Something I think I would appreciate about this work even if I couldn’t bear to listen to it is its purity.  Each side is 16:04 seconds long, without fades in or out at the beginning or end of each of its four sides.  The sudden silence at the end of each track is more startling than the wall of noise hitting you at the start.  Side D ends in a locked groove, something I can admire, though it cheapens the experience a bit.  By having any small portion of this looped for as long as you care to play it, it establishes a pattern, a rhythm.  It tames that snippet of the work, and this is a beast that should remain wild.  Something that greatly amuses me, however, is my “quad mixed down to stereo” copy, which reveals the two additional channels had simply been each track in reverse.  Playing the end of each track backwards reveals it is the same as what you heard going forwards.

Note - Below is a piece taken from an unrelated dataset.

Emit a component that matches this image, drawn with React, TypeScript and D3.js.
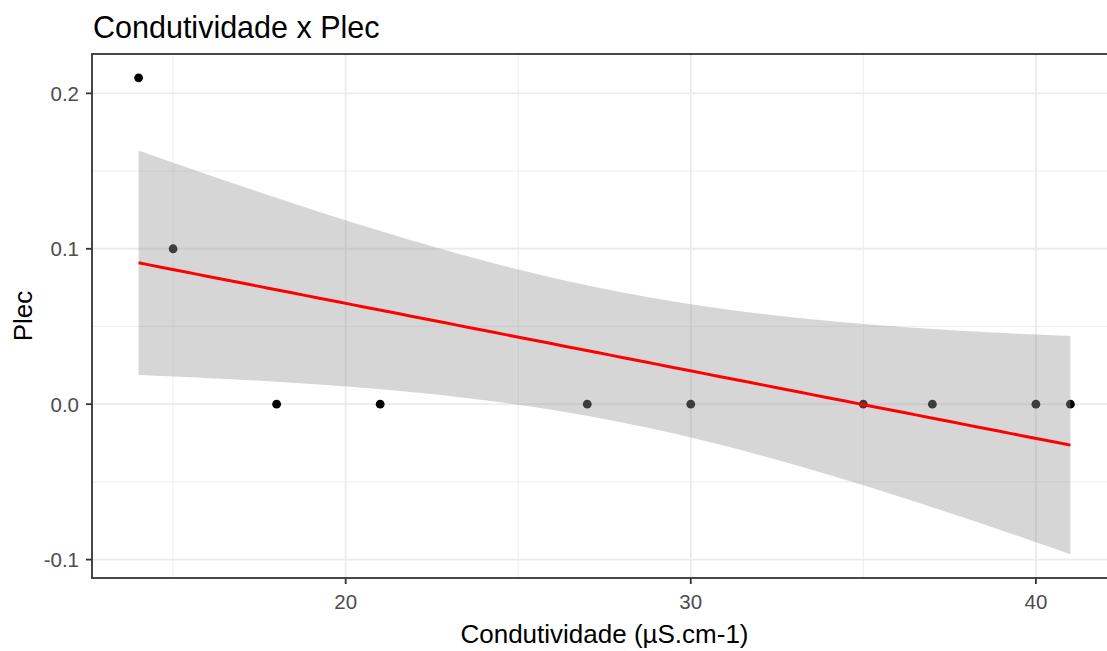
import React from "react";
import * as d3 from "d3";

// Observations: conductivity (µS.cm-1) and Plec
const condutividade: number[] = [14, 15, 18, 21, 27, 30, 35, 37, 40, 41];
const plec: number[] = [0.21, 0.1, 0, 0, 0, 0, 0, 0, 0, 0];

const xTicks: number[] = [20, 30, 40];
const xMinor: number[] = [15, 25, 35];
const yTicks: number[] = [-0.1, 0, 0.1, 0.2];
const yMinor: number[] = [-0.05, 0.05, 0.15];

const title = "Condutividade x Plec";
const xTitle = "Condutividade (µS.cm-1)";
const yTitle = "Plec";

// Student t quantile (0.975, df = n - 2 = 8) for the 95% confidence band
const T_975_DF8 = 2.306004;

const W = 1107;
const H = 651;
const panel = { left: 92, top: 54, bottom: 578, right: 1117 };
const FONT = "'Liberation Sans', Arial, sans-serif";

function linearFit(xs: number[], ys: number[]) {
  const n = xs.length;
  const mx = d3.mean(xs)!;
  const my = d3.mean(ys)!;
  let sxx = 0, sxy = 0;
  xs.forEach((x, i) => {
    sxx += (x - mx) ** 2;
    sxy += (x - mx) * (ys[i] - my);
  });
  const slope = sxy / sxx;
  const intercept = my - slope * mx;
  let sse = 0;
  xs.forEach((x, i) => {
    sse += (ys[i] - (intercept + slope * x)) ** 2;
  });
  const s = Math.sqrt(sse / (n - 2));
  const se = (x: number) => s * Math.sqrt(1 / n + (x - mx) ** 2 / sxx);
  return { slope, intercept, se };
}

export default function App() {
  const fit = linearFit(condutividade, plec);
  const [x0, x1] = d3.extent(condutividade) as [number, number];
  const band = d3.range(80).map((i) => {
    const x = x0 + ((x1 - x0) * i) / 79;
    const y = fit.intercept + fit.slope * x;
    const m = T_975_DF8 * fit.se(x);
    return { x, y, lo: y - m, hi: y + m };
  });

  const yLo = Math.min(d3.min(plec)!, d3.min(band, (d) => d.lo)!);
  const yHi = Math.max(d3.max(plec)!, d3.max(band, (d) => d.hi)!);
  const yPad = (yHi - yLo) * 0.05;
  const xPad = (x1 - x0) * 0.05;

  const xScale = d3.scaleLinear().domain([x0 - xPad, x1 + xPad]).range([panel.left, panel.right]);
  const yScale = d3.scaleLinear().domain([yLo - yPad, yHi + yPad]).range([panel.bottom, panel.top]);

  const area = d3
    .area<{ x: number; lo: number; hi: number }>()
    .x((d) => xScale(d.x))
    .y0((d) => yScale(d.lo))
    .y1((d) => yScale(d.hi));
  const line = d3
    .line<{ x: number; y: number }>()
    .x((d) => xScale(d.x))
    .y((d) => yScale(d.y));

  const grid = "#EBEBEB";
  const midY = (panel.top + panel.bottom) / 2;
  const midX = (panel.left + panel.right) / 2;

  return (
    <svg
      width={W}
      height={H}
      style={{ position: "fixed", left: 0, top: 0, background: "#fff" }}
      fontFamily={FONT}
    >
      <rect x={0} y={0} width={W} height={H} fill="#fff" />
      <defs>
        <clipPath id="panel-clip">
          <rect x={panel.left} y={panel.top} width={panel.right - panel.left} height={panel.bottom - panel.top} />
        </clipPath>
      </defs>

      <g clipPath="url(#panel-clip)">
        {xMinor.map((v) => (
          <line key={"xm" + v} x1={xScale(v)} x2={xScale(v)} y1={panel.top} y2={panel.bottom} stroke={grid} strokeWidth={0.9} />
        ))}
        {yMinor.map((v) => (
          <line key={"ym" + v} x1={panel.left} x2={panel.right} y1={yScale(v)} y2={yScale(v)} stroke={grid} strokeWidth={0.9} />
        ))}
        {xTicks.map((v) => (
          <line key={"xg" + v} x1={xScale(v)} x2={xScale(v)} y1={panel.top} y2={panel.bottom} stroke={grid} strokeWidth={1.8} />
        ))}
        {yTicks.map((v) => (
          <line key={"yg" + v} x1={panel.left} x2={panel.right} y1={yScale(v)} y2={yScale(v)} stroke={grid} strokeWidth={1.8} />
        ))}

        {condutividade.map((x, i) => (
          <circle key={"p" + i} cx={xScale(x)} cy={yScale(plec[i])} r={4.4} fill="#000" />
        ))}

        <path d={area(band) ?? ""} fill="#999999" fillOpacity={0.4} />
        <path d={line(band) ?? ""} fill="none" stroke="#ff0000" strokeWidth={3} />
      </g>

      <rect
        x={panel.left}
        y={panel.top}
        width={panel.right - panel.left}
        height={panel.bottom - panel.top}
        fill="none"
        stroke="#333333"
        strokeWidth={1.8}
      />

      {yTicks.map((v) => (
        <g key={"yt" + v}>
          <line x1={panel.left - 6} x2={panel.left} y1={yScale(v)} y2={yScale(v)} stroke="#333333" strokeWidth={1.8} />
          <text x={panel.left - 13} y={yScale(v)} dy="0.36em" textAnchor="end" fontSize={20.5} fill="#4D4D4D">
            {v === 0 ? "0.0" : String(v)}
          </text>
        </g>
      ))}
      {xTicks.map((v) => (
        <g key={"xt" + v}>
          <line x1={xScale(v)} x2={xScale(v)} y1={panel.bottom} y2={panel.bottom + 6} stroke="#333333" strokeWidth={1.8} />
          <text x={xScale(v)} y={609} textAnchor="middle" fontSize={20.5} fill="#4D4D4D">
            {v}
          </text>
        </g>
      ))}

      <text x={midX} y={643} textAnchor="middle" fontSize={26} fill="#000">
        {xTitle}
      </text>
      <text transform={`translate(32, ${midY}) rotate(-90)`} textAnchor="middle" fontSize={26} fill="#000">
        {yTitle}
      </text>
      <text x={93} y={38} fontSize={30.5} fill="#000">
        {title}
      </text>
    </svg>
  );
}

There are many stories and theories about how the sounds on Metal Machine Music were created.  The version I prefer is that Lou simply turned two amps towards each other, jacked the volume, plugged a guitar into each and hooked up some effect pedals.  Then he laid the amps against the speakers and let them feedback off each other.  The layers of sound puts the lie to that, in my opinion.  It is simply too complex for that to work, however fascinating that would have been.  Still, I hope that one day somebody will create an installation like that and live-stream the sound for all eternity, finally accomplishing what that locked groove at the end of the last side tried and failed to do.